WHAT THE EXERCISE ASKS:
Show, in full, each line of the data that contains "this".

GIVEN RECORDS:
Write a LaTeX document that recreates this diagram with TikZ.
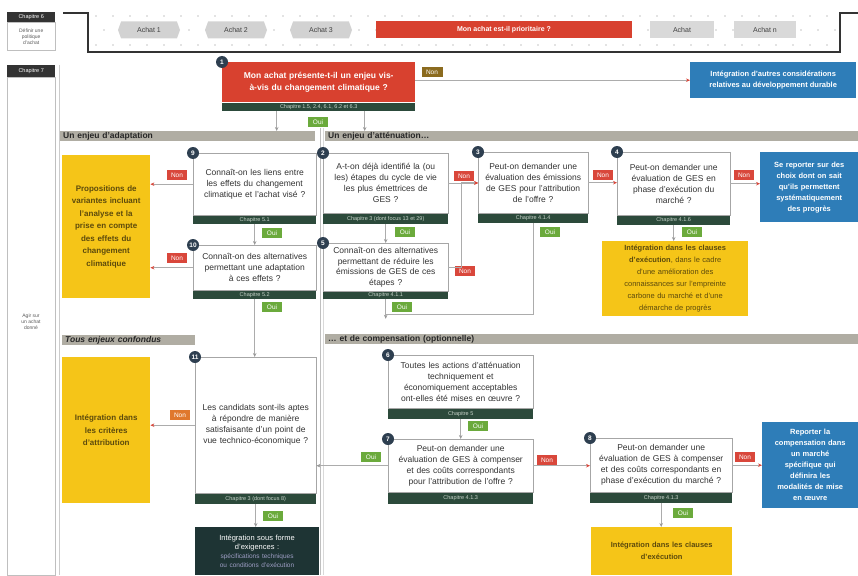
\documentclass[tikz,border=0pt]{standalone}
\usepackage{fontspec}
\setmainfont{Liberation Sans}
\usepackage{xcolor}
\usetikzlibrary{arrows.meta}
\usetikzlibrary{calc}
\usetikzlibrary{shapes.symbols}

\definecolor{rouge}{HTML}{D8412F}
\definecolor{vertoui}{HTML}{6BAA3C}
\definecolor{nonrouge}{HTML}{D9473B}
\definecolor{brun}{HTML}{8B6B1F}
\definecolor{orangenon}{HTML}{E0782D}
\definecolor{jaune}{HTML}{F5C518}
\definecolor{textejaune}{HTML}{5C4A0C}
\definecolor{bleu}{HTML}{2E7DB8}
\definecolor{chapvert}{HTML}{2C4A3B}
\definecolor{chaptexte}{HTML}{C8D4CA}
\definecolor{numc}{HTML}{2E3F50}
\definecolor{grisbar}{HTML}{B0ADA3}
\definecolor{sombre}{HTML}{1E3434}

\begin{document}
\begin{tikzpicture}[x=1pt,y=-1pt]
\tikzstyle{every node}=[font=\fontsize{8}{10}\selectfont]
\tikzstyle{question}=[draw=gray!70,fill=white,anchor=north west,align=center,text=black!80,inner sep=2pt,font=\fontsize{8.5}{11}\selectfont]
\tikzstyle{chap}=[fill=chapvert,text=chaptexte,anchor=north west,inner sep=0pt,font=\fontsize{5.5}{6}\selectfont]
\tikzstyle{num}=[circle,fill=numc,text=white,inner sep=0pt,minimum size=12pt,font=\bfseries\fontsize{6.5}{6.5}\selectfont]
\tikzstyle{oui}=[fill=vertoui,text=white,inner sep=1pt,minimum width=20pt,minimum height=10pt,font=\fontsize{6.5}{7}\selectfont]
\tikzstyle{non}=[fill=nonrouge,text=white,inner sep=1pt,minimum width=20pt,minimum height=10pt,font=\fontsize{6.5}{7}\selectfont]
\tikzstyle{jaunebox}=[fill=jaune,text=textejaune,anchor=north west,align=center,inner xsep=1pt,font=\bfseries\fontsize{8}{12.5}\selectfont]
\tikzstyle{bleubox}=[fill=bleu,text=white,anchor=north west,align=center,inner xsep=2pt,font=\bfseries\fontsize{7.5}{11}\selectfont]
\tikzstyle{entete}=[fill=grisbar,anchor=north west,align=left,inner xsep=3pt,inner ysep=0.5pt,minimum height=10pt,text=black!85,font=\bfseries\fontsize{8.5}{9}\selectfont]
\tikzstyle{achat}=[signal,signal to=east and west,signal pointer angle=140,fill=gray!35,minimum width=62pt,minimum height=17pt,inner sep=1pt,text=black!75,font=\fontsize{7}{8}\selectfont]
\tikzstyle{chapnoir}=[fill=black!80,text=white,anchor=north west,minimum width=48pt,inner sep=0pt,font=\fontsize{5.5}{6}\selectfont]
\tikzstyle{lien}=[draw=gray!65,line width=0.8pt,-{Stealth[length=4pt,width=3.5pt,color=gray!80]}]
\tikzstyle{lienrouge}=[draw=gray!65,line width=0.8pt,-{Stealth[length=4pt,width=3.5pt,color=nonrouge]}]
\useasboundingbox (0,0) rectangle (858,575);

% bandeau du haut
\node[chapnoir,minimum height=10pt] (ch6) at (7,12) {Chapitre 6};
\node[draw=gray!50,anchor=north west,minimum width=48pt,minimum height=28pt,inner sep=0pt,align=center,text=gray!70!black,font=\fontsize{5}{6}\selectfont] (def) at (ch6.south west) {Définir une\\politique\\d'achat};
\foreach \i in {0,...,43} {
  \fill[gray!45] (96+17*\i,16) circle (0.9);
  \fill[gray!45] (104+17*\i,30) circle (0.9);
  \fill[gray!45] (96+17*\i,45) circle (0.9);
}
\draw[line width=1.2pt,black!80] (63,13) -- (88,13) -- (88,52) -- (840,52) -- (840,13) -- (858,13);
\node[achat] (a1) at (149,30) {Achat 1};
\node[achat] (a2) at (236,30) {Achat 2};
\node[achat] (a3) at (321,30) {Achat 3};
\node[fill=rouge,text=white,minimum width=256pt,minimum height=17pt,font=\bfseries\fontsize{7}{8}\selectfont] (prio) at (504,30) {Mon achat est-il prioritaire ?};
\node[fill=gray!30,minimum width=64pt,minimum height=17pt,text=black!75,font=\fontsize{7}{8}\selectfont] (a4) at (682,30) {Achat};
\node[fill=gray!30,minimum width=62pt,minimum height=17pt,text=black!75,font=\fontsize{7}{8}\selectfont] (an) at (765,30) {Achat n};

% colonne de gauche
\node[chapnoir,minimum height=12pt] (ch7) at (7,65) {Chapitre 7};
\node[draw=gray!50,anchor=north west,minimum width=48pt,minimum height=498pt,inner sep=0pt] (col) at (ch7.south west) {};
\node[align=center,text=gray!70!black,font=\fontsize{5}{6}\selectfont] (agir) at (31,322) {Agir sur\\un achat\\donné};
\draw[gray!40] (59,65) -- (59,575);
\draw[gray!50] (320,128) -- (320,575);
\draw[gray!30] (323,128) -- (323,575);

% question 1
\node[fill=rouge,anchor=north west,minimum width=193pt,minimum height=40pt,text width=187pt,align=center,text=white,inner sep=3pt,font=\bfseries\fontsize{8.5}{12}\selectfont] (q1) at (222,62) {Mon achat présente-t-il un enjeu vis-\\à-vis du changement climatique ?};
\node[chap,minimum width=193pt,minimum height=8pt] (f1) at (q1.south west) {Chapitre 1.5, 2.4, 6.1, 6.2 et 6.3};
\node[num] (n1) at (q1.north west) {1};
\node[fill=brun,text=white,inner sep=1pt,minimum width=21pt,minimum height=10pt,font=\fontsize{6.5}{7}\selectfont] (non1) at (432,72) {Non};
\node[bleubox,minimum width=166pt,minimum height=36pt] (b1) at (690,62) {Intégration d'autres considérations\\relatives au développement durable};
\node[oui] (oui1) at (318,122) {Oui};

% en-tetes
\node[entete,minimum width=255pt,text width=249pt] (ha) at (60,131) {Un enjeu d'adaptation};
\node[entete,minimum width=533pt,text width=527pt] (hb) at (325,131) {Un enjeu d'atténuation…};
\node[entete,minimum width=133pt,text width=127pt,font=\bfseries\itshape\fontsize{8.5}{9}\selectfont] (hc) at (62,335) {Tous enjeux confondus};
\node[entete,minimum width=533pt,text width=527pt] (hd) at (325,334) {… et de compensation (optionnelle)};

% adaptation
\node[jaunebox,minimum width=88pt,minimum height=143pt,text width=86pt] (j1) at (62,155) {Propositions de\\variantes incluant\\l'analyse et la\\prise en compte\\des effets du\\changement\\climatique};
\node[question,minimum width=123pt,minimum height=62pt,text width=119pt] (q9) at (193,153) {Connaît-on les liens entre\\les effets du changement\\climatique et l'achat visé ?};
\node[chap,minimum width=123pt,minimum height=8pt] (f9) at (q9.south west) {Chapitre 5.1};
\node[num] (n9) at (q9.north west) {9};
\node[non] (non9) at (177,175) {Non};
\node[oui] (oui9) at (272,233) {Oui};
\node[question,minimum width=123pt,minimum height=45pt,text width=119pt] (q10) at (193,245) {Connaît-on des alternatives\\permettant une adaptation\\à ces effets ?};
\node[chap,minimum width=123pt,minimum height=8pt] (f10) at (q10.south west) {Chapitre 5.2};
\node[num] (n10) at (q10.north west) {10};
\node[non] (non10) at (177,258) {Non};
\node[oui] (oui10) at (272,307) {Oui};

% tous enjeux
\node[jaunebox,minimum width=88pt,minimum height=146pt,text width=86pt] (j2) at (62,357) {Intégration dans\\les critères\\d'attribution};
\node[question,minimum width=121pt,minimum height=136pt,text width=117pt] (q11) at (195,357) {Les candidats sont-ils aptes\\à répondre de manière\\satisfaisante d'un point de\\vue technico-économique ?};
\node[chap,minimum width=121pt,minimum height=10pt] (f11) at (q11.south west) {Chapitre 3 (dont focus 8)};
\node[num] (n11) at (q11.north west) {11};
\node[fill=orangenon,text=white,inner sep=1pt,minimum width=20pt,minimum height=10pt,font=\fontsize{6.5}{7}\selectfont] (non11) at (180,415) {Non};
\node[oui] (oui11) at (273,516) {Oui};
\node[fill=sombre,anchor=north west,minimum width=121pt,minimum height=48pt,text width=117pt,align=center,text=white,font=\fontsize{7.5}{9.5}\selectfont] (dk) at (195,527) {Intégration sous forme\\d'exigences :\\{\color{blue!25!gray!60}\fontsize{6.5}{8.5}\selectfont spécifications techniques\\ou conditions d'exécution}};

% attenuation
\node[question,minimum width=125pt,minimum height=60pt,text width=121pt] (q2) at (323,153) {A-t-on déjà identifié la (ou\\les) étapes du cycle de vie\\les plus émettrices de\\GES ?};
\node[chap,minimum width=125pt,minimum height=10pt] (f2) at (q2.south west) {Chapitre 3 (dont focus 13 et 29)};
\node[num] (n2) at (q2.north west) {2};
\node[non] (non2) at (464,176) {Non};
\node[oui] (oui2) at (405,232) {Oui};
\node[question,minimum width=125pt,minimum height=48pt,text width=121pt,inner ysep=1pt,font=\fontsize{8.5}{10.5}\selectfont] (q5) at (323,243) {Connaît-on des alternatives\\permettant de réduire les\\émissions de GES de ces\\étapes ?};
\node[chap,minimum width=125pt,minimum height=7pt] (f5) at (q5.south west) {Chapitre 4.1.1};
\node[num] (n5) at (q5.north west) {5};
\node[non] (non5) at (465,271) {Non};
\node[oui] (oui5) at (402,307) {Oui};
\node[question,minimum width=110pt,minimum height=61pt,text width=106pt] (q3) at (478,152) {Peut-on demander une\\évaluation des émissions\\de GES pour l'attribution\\de l'offre ?};
\node[chap,minimum width=110pt,minimum height=9pt] (f3) at (q3.south west) {Chapitre 4.1.4};
\node[num] (n3) at (q3.north west) {3};
\node[non] (non3) at (603,175) {Non};
\node[oui] (oui3) at (550,232) {Oui};
\node[question,minimum width=113pt,minimum height=63pt,text width=109pt] (q4) at (617,152) {Peut-on demander une\\évaluation de GES en\\phase d'exécution du\\marché ?};
\node[chap,minimum width=113pt,minimum height=9pt] (f4) at (q4.south west) {Chapitre 4.1.6};
\node[num] (n4) at (q4.north west) {4};
\node[non] (non4) at (744,175) {Non};
\node[oui] (oui4) at (692,232) {Oui};
\node[bleubox,minimum width=98pt,minimum height=70pt,text width=94pt] (b2) at (760,152) {Se reporter sur des\\choix dont on sait\\qu'ils permettent\\systématiquement\\des progrès};
\node[jaunebox,minimum width=146pt,minimum height=75pt,text width=144pt,font=\fontsize{7.5}{12}\selectfont] (j3) at (602,241) {\textbf{Intégration dans les clauses}\\\textbf{d'exécution}, dans le cadre\\d'une amélioration des\\connaissances sur l'empreinte\\carbone du marché et d'une\\démarche de progrès};

% compensation
\node[question,minimum width=145pt,minimum height=53pt,text width=141pt] (q6) at (388,355) {Toutes les actions d'atténuation\\techniquement et\\économiquement acceptables\\ont-elles été mises en œuvre ?};
\node[chap,minimum width=145pt,minimum height=10pt] (f6) at (q6.south west) {Chapitre 5};
\node[num] (n6) at (q6.north west) {6};
\node[oui] (oui6) at (478,426) {Oui};
\node[question,minimum width=145pt,minimum height=53pt,text width=141pt] (q7) at (388,439) {Peut-on demander une\\évaluation de GES à compenser\\et des coûts correspondants\\pour l'attribution de l'offre ?};
\node[chap,minimum width=145pt,minimum height=11pt] (f7) at (q7.south west) {Chapitre 4.1.3};
\node[num] (n7) at (q7.north west) {7};
\node[oui] (oui7) at (371,457) {Oui};
\node[non] (non7) at (547,460) {Non};
\node[question,minimum width=142pt,minimum height=54pt,text width=138pt] (q8) at (590,438) {Peut-on demander une\\évaluation de GES à compenser\\et des coûts correspondants en\\phase d'exécution du marché ?};
\node[chap,minimum width=142pt,minimum height=10pt] (f8) at (q8.south west) {Chapitre 4.1.3};
\node[num] (n8) at (q8.north west) {8};
\node[non] (non8) at (745,457) {Non};
\node[oui] (oui8) at (683,513) {Oui};
\node[bleubox,minimum width=96pt,minimum height=86pt,text width=92pt] (b3) at (762,422) {Reporter la\\compensation dans\\un marché\\spécifique qui\\définira les\\modalités de mise\\en œuvre};
\node[jaunebox,minimum width=141pt,minimum height=48pt,text width=139pt,font=\bfseries\fontsize{7.5}{12}\selectfont] (j4) at (591,527) {Intégration dans les clauses\\d'exécution};

% liens
\coordinate (g1) at ($(f1.south)+(-42,0)$);
\coordinate (g2) at ($(f1.south)+(46,0)$);
\draw[lien] (g1) -- (g1 |- ha.north);
\draw[lien] (g2) -- (g2 |- hb.north);
\draw[lienrouge] (q1.east |- b1) -- (b1.west);
\draw[lienrouge] (q9.west) -- (q9.west -| j1.east);
\draw[lien] (f9.south) -- (q10.north);
\draw[lienrouge] (q10.west) -- (q10.west -| j1.east);
\draw[lien] (f10.south) -- (f10.south |- q11.north);
\draw[lienrouge] (q11.west) -- (q11.west -| j2.east);
\draw[lien] (f11.south) -- (f11.south |- dk.north);
\draw[lienrouge] (q2.east) -- (q2.east -| q3.west);
\draw[lien] (f2.south) -- (q5.north);
\coordinate (jn) at (461,0);
\draw[lienrouge] (q5.east) -- (q5.east -| jn) -- (jn |- q3.west) -- (q3.west);
\draw[lienrouge] (q3.east) -- (q3.east -| q4.west);
\draw[lienrouge] (q4.east) -- (q4.east -| b2.west);
\draw[lien] (f4.south) -- (f4.south |- j3.north);
\coordinate (m1) at ($(f5.south)+(0,20)$);
\coordinate (m0) at ($(f5.south)+(0,16)$);
\draw[lien] (f5.south) -- (m1);
\draw[draw=gray!65,line width=0.8pt] (f3.south) |- (m0);
\draw[lien] (f6.south) -- (q7.north);
\draw[lien] (q7.west) -- (q7.west -| q11.east);
\draw[lienrouge] (q7.east) -- (q7.east -| q8.west);
\draw[lienrouge] (q8.east) -- (q8.east -| b3.west);
\draw[lien] (f8.south) -- (f8.south |- j4.north);
\end{tikzpicture}
\end{document}
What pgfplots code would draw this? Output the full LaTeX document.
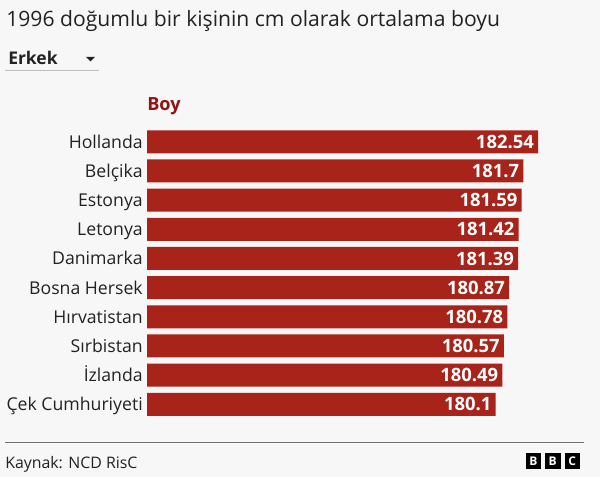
\documentclass[border=0pt]{standalone}
\usepackage{pgfplots}
\usepackage{pgfplotstable}
\usepackage{fontspec}
\setmainfont{Open Sans}
\pgfplotsset{compat=1.18}
\definecolor{bg}{HTML}{F7F7F7}
\definecolor{barred}{HTML}{A8231A}
\definecolor{boyred}{HTML}{8E1510}
\definecolor{txt}{HTML}{222222}
\pgfplotstableread{
y val lab
0 182.54 182.54
1 181.70 181.7
2 181.59 181.59
3 181.42 181.42
4 181.39 181.39
5 180.87 180.87
6 180.78 180.78
7 180.57 180.57
8 180.49 180.49
9 180.10 180.1
}\boydata
\begin{document}
\begin{tikzpicture}[x=0.75pt,y=0.75pt]
\useasboundingbox (0,0) rectangle (600,-477);
\fill[bg] (0,0) rectangle (600,-477);
\node[anchor=base west,inner sep=0,text=txt,font=\fontsize{15.85pt}{18pt}\selectfont] at (6,-27) {1996 doğumlu bir kişinin cm olarak ortalama boyu};
\node[anchor=base west,inner sep=0,text=txt,font=\fontsize{13.1pt}{15pt}\selectfont\bfseries] at (8,-64.5) {Erkek};
\fill[txt] (86,-57) -- (95,-57) -- (90.5,-61.5) -- cycle;
\draw[color=black!25,line width=0.75pt] (5,-70.5) -- (98.5,-70.5);
\node[anchor=base west,inner sep=0,text=boyred,font=\fontsize{13.6pt}{15pt}\selectfont\bfseries] at (147,-111) {Boy};
\begin{axis}[
  at={(110.25pt,-95.4pt)}, anchor=north west,
  scale only axis,
  width=299.25pt, height=218.8pt,
  xmin=160, xmax=183,
  ymin=-0.5, ymax=9.5, y dir=reverse,
  axis lines=none,
  xbar, bar width=17.25pt, bar shift=0pt,
  ytick=data,
  yticklabels={Hollanda,Belçika,Estonya,Letonya,Danimarka,Bosna Hersek,Hırvatistan,Sırbistan,İzlanda,Çek Cumhuriyeti},
  tick style={draw=none},
  hide x axis, 
]
\addplot[draw=none,fill=barred,
  point meta=explicit symbolic,
  nodes near coords,
  nodes near coords style={anchor=east,xshift=-3pt,inner sep=0,text=white,font=\fontsize{13.8pt}{15pt}\selectfont\bfseries}]
  table[x=val,y=y,meta=lab] {\boydata};
\end{axis}
\foreach \n/\t in {0/Hollanda,1/Belçika,2/Estonya,3/Letonya,4/Danimarka,5/Bosna Hersek,6/Hırvatistan,7/Sırbistan,8/İzlanda,9/Çek Cumhuriyeti}
  \node[anchor=base east,inner sep=0,text=txt,font=\fontsize{13.25pt}{15pt}\selectfont] at (143,-148.2-29.17*\n) {\t};
\draw[color=black!55,line width=0.75pt] (5,-442.5) -- (584,-442.5);
\node[anchor=base west,inner sep=0,text=txt,font=\fontsize{11.9pt}{14pt}\selectfont] at (5,-468) {Kaynak: NCD RisC};
\foreach \x/\l in {525.7/B,545/B,564.5/C}{
  \fill[black] (\x,-453) rectangle (\x+15.5,-469);
  \node[text=white,inner sep=0,font=\fontsize{9pt}{10pt}\selectfont\bfseries] at (\x+7.75,-461) {\l};
}
\end{tikzpicture}
\end{document}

OUTPUT OF THE EXERCISE:
Write a LaTeX document that recreates this diagram with TikZ.
What pgfplots code would draw this? Output the full LaTeX document.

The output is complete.